▶ **Data to use**
>> BEGIN

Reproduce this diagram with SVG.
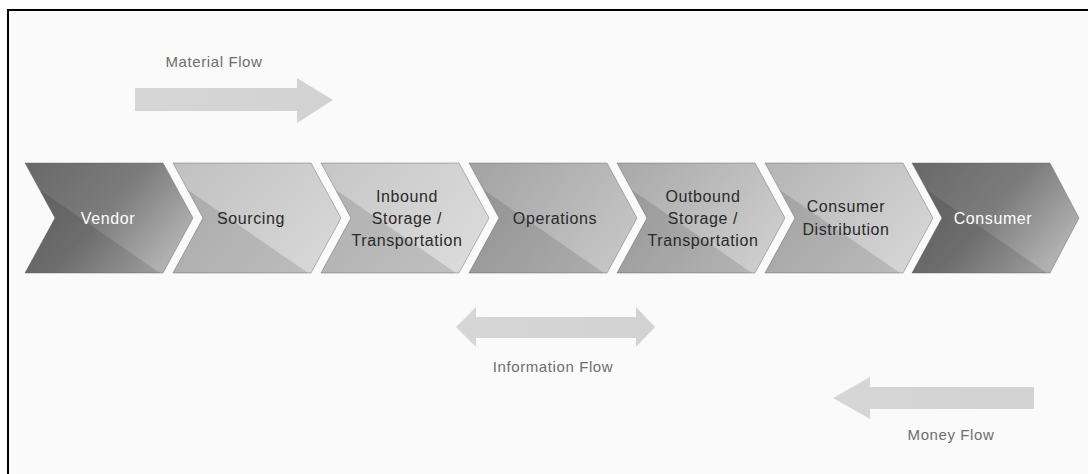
<svg xmlns="http://www.w3.org/2000/svg" width="1088" height="474" viewBox="0 0 1088 474">
<defs>
<style>
.lbl{font-family:"Liberation Sans",Arial,sans-serif;font-size:16px;letter-spacing:0.6px;text-anchor:middle}
.dk{fill:#2a2a2a}
.wt{fill:#ffffff}
.flow{font-family:"Liberation Sans",Arial,sans-serif;font-size:15px;letter-spacing:0.6px;text-anchor:middle;fill:#6e6e6e}
.chev{stroke:#666;stroke-opacity:0.45;stroke-width:1}
.shade{fill:#000;fill-opacity:0.12}
.arrow{fill:url(#gArrow)}
</style>
<linearGradient id="gDark" x1="0" y1="0" x2="1" y2="0.6">
<stop offset="0" stop-color="#686868"/><stop offset="0.55" stop-color="#7c7c7c"/><stop offset="1" stop-color="#b0b0b0"/>
</linearGradient>
<linearGradient id="gSrc" x1="0" y1="0" x2="1" y2="0.6">
<stop offset="0" stop-color="#c0c0c0"/><stop offset="1" stop-color="#d6d6d6"/>
</linearGradient>
<linearGradient id="gInb" x1="0" y1="0" x2="1" y2="0.6">
<stop offset="0" stop-color="#c6c6c6"/><stop offset="1" stop-color="#dadada"/>
</linearGradient>
<linearGradient id="gOps" x1="0" y1="0" x2="1" y2="0.6">
<stop offset="0" stop-color="#a2a2a2"/><stop offset="1" stop-color="#c4c4c4"/>
</linearGradient>
<linearGradient id="gOut" x1="0" y1="0" x2="1" y2="0.6">
<stop offset="0" stop-color="#a8a8a8"/><stop offset="1" stop-color="#cccccc"/>
</linearGradient>
<linearGradient id="gCd" x1="0" y1="0" x2="1" y2="0.6">
<stop offset="0" stop-color="#b4b4b4"/><stop offset="1" stop-color="#d4d4d4"/>
</linearGradient>
<linearGradient id="gArrow" x1="0" y1="0" x2="1" y2="0">
<stop offset="0" stop-color="#d6d6d6"/><stop offset="1" stop-color="#d2d2d2"/>
</linearGradient>
</defs>
<rect x="0" y="0" width="1088" height="474" fill="#ffffff"/>
<rect x="8" y="10" width="1200" height="600" fill="#fafafa" stroke="#000" stroke-width="2"/>

<g id="material-flow">
<path class="arrow" d="M135,88 L297,88 L297,78 L333,100 L297,123 L297,111 L135,111 Z"/>
<text class="flow" x="214" y="67">Material Flow</text>
</g>

<g id="vendor">
<path class="chev" fill="url(#gDark)" d="M25,163 L163,163 L193,218 L163,273 L25,273 L55,218 Z"/>
<path class="shade" fill-opacity="0.25" d="M40,190 L160,273 L25,273 L55,218 Z"/>
<text class="lbl wt" x="108" y="224">Vendor</text>
</g>
<g id="sourcing">
<path class="chev" fill="url(#gSrc)" d="M173,163 L311,163 L341,218 L311,273 L173,273 L203,218 Z"/>
<path class="shade" d="M188,190 L308,273 L173,273 L203,218 Z"/>
<text class="lbl dk" x="251" y="224">Sourcing</text>
</g>
<g id="inbound">
<path class="chev" fill="url(#gInb)" d="M321,163 L459,163 L489,218 L459,273 L321,273 L351,218 Z"/>
<path class="shade" fill-opacity="0.08" d="M336,190 L456,273 L321,273 L351,218 Z"/>
<text class="lbl dk" x="407" y="202">Inbound</text>
<text class="lbl dk" x="407" y="224">Storage /</text>
<text class="lbl dk" x="407" y="246">Transportation</text>
</g>
<g id="operations">
<path class="chev" fill="url(#gOps)" d="M469,163 L607,163 L637,218 L607,273 L469,273 L499,218 Z"/>
<path class="shade" fill-opacity="0.1" d="M484,190 L604,273 L469,273 L499,218 Z"/>
<text class="lbl dk" x="555" y="224">Operations</text>
</g>
<g id="outbound">
<path class="chev" fill="url(#gOut)" d="M617,163 L755,163 L785,218 L755,273 L617,273 L647,218 Z"/>
<path class="shade" fill-opacity="0.1" d="M632,190 L752,273 L617,273 L647,218 Z"/>
<text class="lbl dk" x="703" y="202">Outbound</text>
<text class="lbl dk" x="703" y="224">Storage /</text>
<text class="lbl dk" x="703" y="246">Transportation</text>
</g>
<g id="consumer-distribution">
<path class="chev" fill="url(#gCd)" d="M765,163 L903,163 L933,218 L903,273 L765,273 L795,218 Z"/>
<path class="shade" fill-opacity="0.1" d="M780,190 L900,273 L765,273 L795,218 Z"/>
<text class="lbl dk" x="846" y="212">Consumer</text>
<text class="lbl dk" x="846" y="235">Distribution</text>
</g>
<g id="consumer">
<path class="chev" fill="url(#gDark)" d="M912,163 L1050,163 L1079,218 L1050,273 L912,273 L942,218 Z"/>
<path class="shade" fill-opacity="0.25" d="M927,190 L1047,273 L912,273 L942,218 Z"/>
<text class="lbl wt" x="993" y="224">Consumer</text>
</g>

<g id="connectors">
<g id="information-flow">
<path class="arrow" d="M456,327 L476,307 L476,317 L636,317 L636,307 L655,327 L636,347 L636,338 L476,338 L476,347 Z"/>
<text class="flow" x="553" y="372">Information Flow</text>
</g>
<g id="money-flow">
<path class="arrow" d="M833,398 L870,377 L870,387 L1034,387 L1034,409 L870,409 L870,419 Z"/>
<text class="flow" x="951" y="440">Money Flow</text>
</g>
</g>
</svg>
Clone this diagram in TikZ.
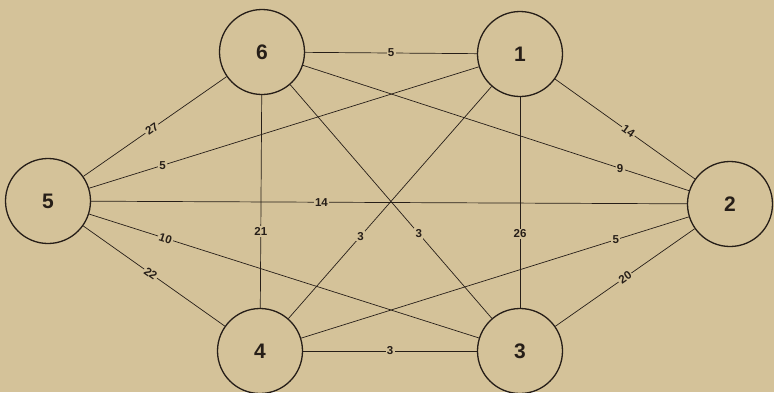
\documentclass[tikz,border=0pt]{standalone}
\usepackage{fontspec}
\setmainfont{Liberation Sans}
\definecolor{bg}{RGB}{212,194,153}
\definecolor{ink}{RGB}{38,30,24}
\begin{document}
\begin{tikzpicture}[x=1pt,y=-1pt,
  state/.style={circle,draw=ink,fill=bg,line width=1.3pt,minimum size=85pt,inner sep=0pt,text=ink,font=\fontsize{21}{24}\selectfont\bfseries},
  edge/.style={draw=ink,line width=0.7pt},
  wt/.style={fill=bg,inner sep=1.3pt,text=ink,font=\fontsize{11.5}{13}\selectfont\bfseries},
]
\fill[bg] (0,0) rectangle (774,392);
\useasboundingbox (0,0) rectangle (774,392);

\node[state] (n6) at (262,52) {6};
\node[state] (n1) at (520,54) {1};
\node[state] (n5) at (48,201) {5};
\node[state] (n2) at (730,204) {2};
\node[state] (n4) at (260,351) {4};
\node[state] (n3) at (520,351) {3};

\draw[edge] (n6) -- (n1);
\draw[edge] (n5) -- (n6);
\draw[edge] (n5) -- (n1);
\draw[edge] (n5) -- (n2);
\draw[edge] (n6) -- (n4);
\draw[edge] (n5) -- (n3);
\draw[edge] (n5) -- (n4);
\draw[edge] (n1) -- (n2);
\draw[edge] (n6) -- (n2);
\draw[edge] (n1) -- (n3);
\draw[edge] (n6) -- (n3);
\draw[edge] (n4) -- (n2);
\draw[edge] (n1) -- (n4);
\draw[edge] (n3) -- (n2);
\draw[edge] (n4) -- (n3);

\path (n6.center) -- (n1.center) node[wt,pos=0.5] {5};
\path (n5.center) -- (n6.center) node[wt,pos=0.485,sloped] {27};
\path (n5.center) -- (n1.center) node[wt,pos=0.243] {5};
\path (n5.center) -- (n2.center) node[wt,pos=0.401] {14};
\path (n6.center) -- (n4.center) node[wt,pos=0.6] {21};
\path (n5.center) -- (n3.center) node[wt,pos=0.249,sloped] {10};
\path (n5.center) -- (n4.center) node[wt,pos=0.484,sloped] {22};
\path (n1.center) -- (n2.center) node[wt,pos=0.516,sloped] {14};
\path (n6.center) -- (n2.center) node[wt,pos=0.765] {9};
\path (n1.center) -- (n3.center) node[wt,pos=0.606] {26};
\path (n6.center) -- (n3.center) node[wt,pos=0.608] {3};
\path (n4.center) -- (n2.center) node[wt,pos=0.757] {5};
\path (n1.center) -- (n4.center) node[wt,pos=0.613] {3};
\path (n3.center) -- (n2.center) node[wt,pos=0.5,sloped] {20};
\path (n4.center) -- (n3.center) node[wt,pos=0.5] {3};
\end{tikzpicture}
\end{document}
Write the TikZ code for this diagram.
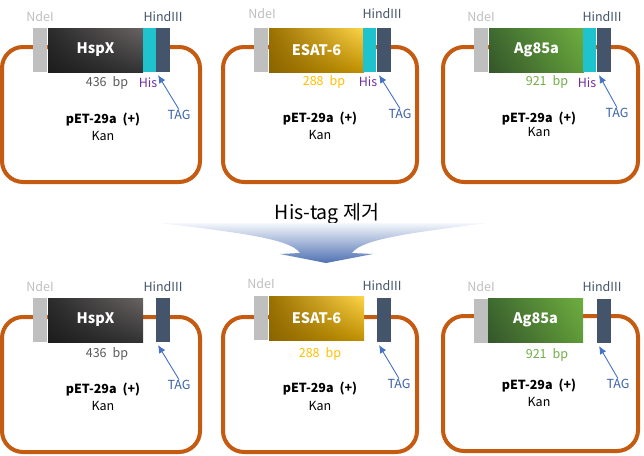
\documentclass[tikz,border=0pt]{standalone}
\usepackage{fontspec}
\usetikzlibrary{arrows.meta,shadings}
\setmainfont{Noto Sans CJK KR}
\definecolor{loopc}{HTML}{C55A11}
\definecolor{graybox}{HTML}{BFBFBF}
\definecolor{hisc}{HTML}{1FC3CD}
\definecolor{tagc}{HTML}{44546A}
\definecolor{tagt}{HTML}{4472C4}
\definecolor{purp}{HTML}{7030A0}
\definecolor{goldt}{HTML}{FFC000}
\definecolor{greent}{HTML}{70AD47}
\definecolor{hspa}{HTML}{1C1C1C}
\definecolor{hspb}{HTML}{333333}
\definecolor{hspc}{HTML}{2B2B2B}
\definecolor{hspd}{HTML}{6A6464}
\definecolor{esa}{HTML}{8A6400}
\definecolor{esb}{HTML}{C09000}
\definecolor{esc}{HTML}{9A7000}
\definecolor{esd}{HTML}{FFD54A}
\definecolor{aga}{HTML}{34552A}
\definecolor{agb}{HTML}{5F9A38}
\definecolor{agc}{HTML}{3E6A30}
\definecolor{agd}{HTML}{6FAE40}
\definecolor{arrowb}{HTML}{4F71B2}
\newcommand{\wsp}{\hspace{6pt}}
\tikzset{
 x=1pt,y=-1pt,
 plasmid/.style={draw=loopc,line width=4pt,rounded corners=21pt},
 box/.style={anchor=north west,inner sep=0pt,outer sep=0pt,minimum height=44pt,draw=none},
 graybx/.style={box,fill=graybox,minimum width=14pt},
 hisbx/.style={box,fill=hisc,minimum width=13pt},
 tagbx/.style={box,fill=tagc,minimum width=14pt},
 genebx/.style={box,minimum width=95pt,text=white,font=\fontsize{14.5}{16}\selectfont\bfseries},
 hsp/.style={genebx,shade,lower left=hspa,lower right=hspb,upper left=hspc,upper right=hspd},
 esat/.style={genebx,shade,lower left=esa,lower right=esb,upper left=esc,upper right=esd},
 ag/.style={genebx,shade,lower left=aga,lower right=agb,upper left=agc,upper right=agd},
 lab/.style={inner sep=0pt,yshift=-1.5pt,font=\fontsize{12.5}{14}\selectfont},
 nde/.style={lab,text=graybox},
 hind/.style={lab,text=tagc},
 bp/.style={lab,text=black!65},
 hist/.style={lab,text=purp},
 tagl/.style={lab,text=tagt!85!black},
 pet/.style={lab,font=\fontsize{12.5}{14}\selectfont\bfseries,text=black},
 kan/.style={lab,text=black},
 tagarrow/.style={draw=tagt,line width=0.9pt,-{Latex[length=8pt,width=7pt]}},
}
\newcommand{\tagtip}[1]{([shift={(2pt,-3pt)}]#1.south west)}
\begin{document}
\begin{tikzpicture}
\useasboundingbox (0,0) rectangle (644,455);
% top left
\draw[plasmid] (2,47) rectangle (200,182);
\node[graybx] (g1) at (33,28) {};
\node[hsp] (s1) at (48,28) {HspX};
\node[hisbx] (h1) at (143,28) {};
\node[tagbx] (t1) at (156,28) {};
\node[nde] (n1) at (40,15) {NdeI};
\node[hind] (d1) at (163,15) {HindIII};
\node[bp] (b1) at (107,81) {436\wsp bp};
\node[hist] (i1) at (148,81) {His};
\node[tagl] (a1) at (179,113) {TAG};
\node[pet] (p1) at (103,118) {pET-29a\wsp (+)};
\node[kan] (k1) at (103,134) {Kan};
\draw[tagarrow] (a1.north) -- \tagtip{t1};
% top middle
\draw[plasmid] (223,47) rectangle (417,182);
\node[graybx] (g2) at (254,28) {};
\node[esat] (s2) at (269,28) {ESAT-6};
\node[hisbx] (h2) at (363,28) {};
\node[tagbx] (t2) at (377,28) {};
\node[nde] (n2) at (262,12) {NdeI};
\node[hind] (d2) at (382,12) {HindIII};
\node[bp,text=goldt] (b2) at (324,80) {288\wsp bp};
\node[hist] (i2) at (368,80) {His};
\node[tagl] (a2) at (400,112) {TAG};
\node[pet] (p2) at (320,117) {pET-29a\wsp (+)};
\node[kan] (k2) at (320,133) {Kan};
\draw[tagarrow] (a2.north) -- \tagtip{t2};
% top right
\draw[plasmid] (443,47) rectangle (638,182);
\node[graybx] (g3) at (474,28) {};
\node[ag] (s3) at (489,28) {Ag85a};
\node[hisbx] (h3) at (583,28) {};
\node[tagbx] (t3) at (597,28) {};
\node[nde] (n3) at (481,15) {NdeI};
\node[hind] (d3) at (602,15) {HindIII};
\node[bp,text=greent] (b3) at (547,80) {921\wsp bp};
\node[hist] (i3) at (587,81) {His};
\node[tagl] (a3) at (617,111) {TAG};
\node[pet] (p3) at (539,117) {pET-29a\wsp (+)};
\node[kan] (k3) at (539,130) {Kan};
\draw[tagarrow] (a3.north) -- \tagtip{t3};
% middle arrow
\node[font=\fontsize{19.5}{22}\selectfont] (title) at (327,214) {His-tag 제거};
\shade[top color=tagt!6,bottom color=arrowb]
 (160,223) -- (487,223) .. controls (420,232) and (362,238) .. (352,253)
 -- (373,254) -- (326,263) -- (280,254) -- (300,253)
 .. controls (290,238) and (232,232) .. (160,223) -- cycle;
% bottom left
\draw[plasmid] (2,317) rectangle (200,452);
\node[graybx] (g4) at (33,298) {};
\node[hsp] (s4) at (48,298) {HspX};
\node[tagbx] (t4) at (156,298) {};
\node[nde] (n4) at (40,285) {NdeI};
\node[hind] (d4) at (163,285) {HindIII};
\node[bp] (b4) at (107,352) {436\wsp bp};
\node[tagl] (a4) at (179,383) {TAG};
\node[pet] (p4) at (103,388) {pET-29a\wsp (+)};
\node[kan] (k4) at (103,404) {Kan};
\draw[tagarrow] (a4.north) -- \tagtip{t4};
% bottom middle
\draw[plasmid] (223,317) rectangle (417,452);
\node[graybx] (g5) at (254,296) {};
\node[esat] (s5) at (269,296) {ESAT-6};
\node[tagbx] (t5) at (377,298) {};
\node[nde] (n5) at (261,282) {NdeI};
\node[hind] (d5) at (382,284) {HindIII};
\node[bp,text=goldt] (b5) at (320,352) {288\wsp bp};
\node[tagl] (a5) at (399,382) {TAG};
\node[pet] (p5) at (320,387) {pET-29a\wsp (+)};
\node[kan] (k5) at (320,404) {Kan};
\draw[tagarrow] (a5.north) -- \tagtip{t5};
% bottom right
\draw[plasmid] (443,316) rectangle (638,451);
\node[graybx] (g6) at (474,299) {};
\node[ag] (s6) at (488,298) {Ag85a};
\node[tagbx] (t6) at (597,299) {};
\node[nde] (n6) at (481,285) {NdeI};
\node[hind] (d6) at (602,285) {HindIII};
\node[bp,text=greent] (b6) at (547,353) {921\wsp bp};
\node[tagl] (a6) at (618,382) {TAG};
\node[pet] (p6) at (539,384) {pET-29a\wsp (+)};
\node[kan] (k6) at (539,400) {Kan};
\draw[tagarrow] (a6.north) -- \tagtip{t6};
\end{tikzpicture}
\end{document}
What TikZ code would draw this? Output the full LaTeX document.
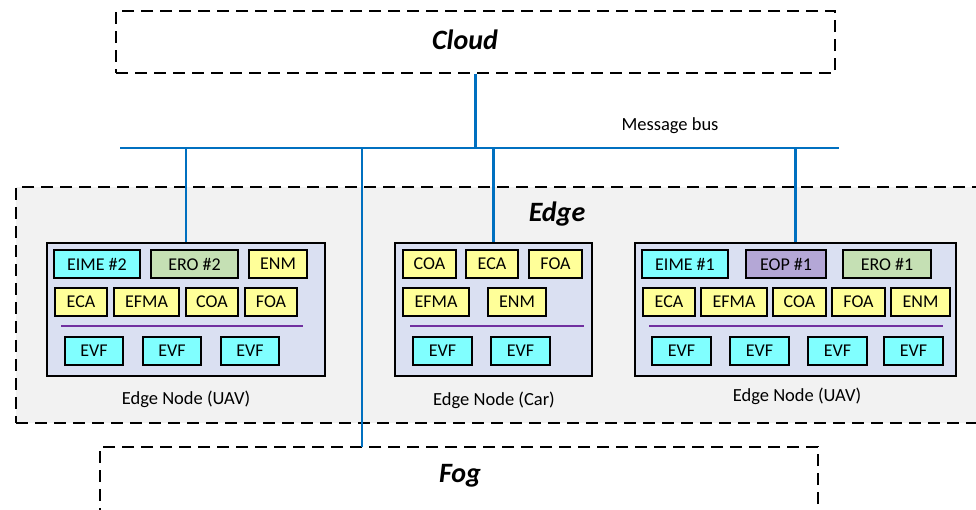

>> END

▶ **Work to be completed**
Omit all pictures and repeat exactly the lines from the one containing "Clone this diagram in TikZ." through the one containing "(n3) at (520,351)", ends included, with nothing added.

▶ **Exercise output**
Clone this diagram in TikZ.
\documentclass[tikz,border=0pt]{standalone}
\usepackage{fontspec}
\setmainfont{Liberation Sans}
\definecolor{bg}{RGB}{212,194,153}
\definecolor{ink}{RGB}{38,30,24}
\begin{document}
\begin{tikzpicture}[x=1pt,y=-1pt,
  state/.style={circle,draw=ink,fill=bg,line width=1.3pt,minimum size=85pt,inner sep=0pt,text=ink,font=\fontsize{21}{24}\selectfont\bfseries},
  edge/.style={draw=ink,line width=0.7pt},
  wt/.style={fill=bg,inner sep=1.3pt,text=ink,font=\fontsize{11.5}{13}\selectfont\bfseries},
]
\fill[bg] (0,0) rectangle (774,392);
\useasboundingbox (0,0) rectangle (774,392);

\node[state] (n6) at (262,52) {6};
\node[state] (n1) at (520,54) {1};
\node[state] (n5) at (48,201) {5};
\node[state] (n2) at (730,204) {2};
\node[state] (n4) at (260,351) {4};
\node[state] (n3) at (520,351) {3};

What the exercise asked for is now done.